Even then I was exhausted with politics, exhausted with the way our ideas seem to go round and round. It has been a long journey. So much has changed. here I am in Paris again, but this time its very different. I have a daughter and a husband. THis time he is doing research. And this time we are going to Senegal for six months.

Another guilty admission: I have not read a newspaper since we arrived in Paris. And I don't know that I will. I know that since we;ve been here there have been strikes and demonstrations. Yesterday I saw highschool students demonstrating down the street. So much is going on in the world, and its not that I care any less than I use to. I do care so much. But all I can do is take care of what's in front of me. And if Im lucky, write.

What have I been up to? A lot. its been busy here. But so much of what I spend my time doing these days is trying to find any way I can to feel at home.

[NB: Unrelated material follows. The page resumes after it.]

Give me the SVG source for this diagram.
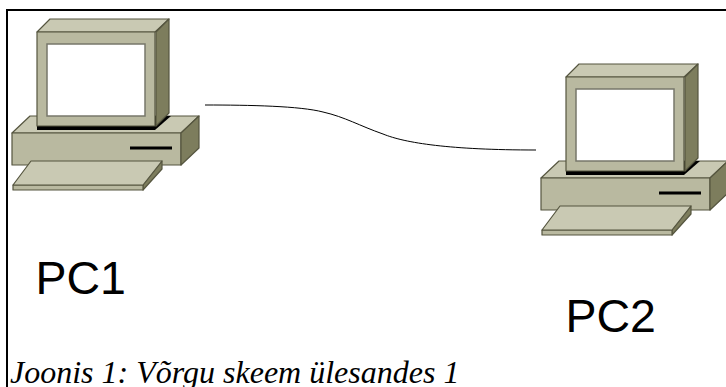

SO here it is, what we've been loving lately:

Reading:

Arts and crafts. We love gathering treasures at the park and bringing them home with us!Meet "camille". Got to have a french name for a french doll, yes?
Knitting

Sewing! I've started a log cabin quilt for Maggie



dress up and dancing of course

Oct 4, 2010

Musee Rodin


On Sunday we took advantage of the free day at Paris museums, and went to Musee Rodin. This is always one of my favorite museums, not only for the art, but for the light and the windows and of course the gardens. It is also a perfect size for a toddler--she can handle about 45 minutes inside and then it was time to go back outside and enjoy smelling flowers, studying ladybugs and collecting leaves.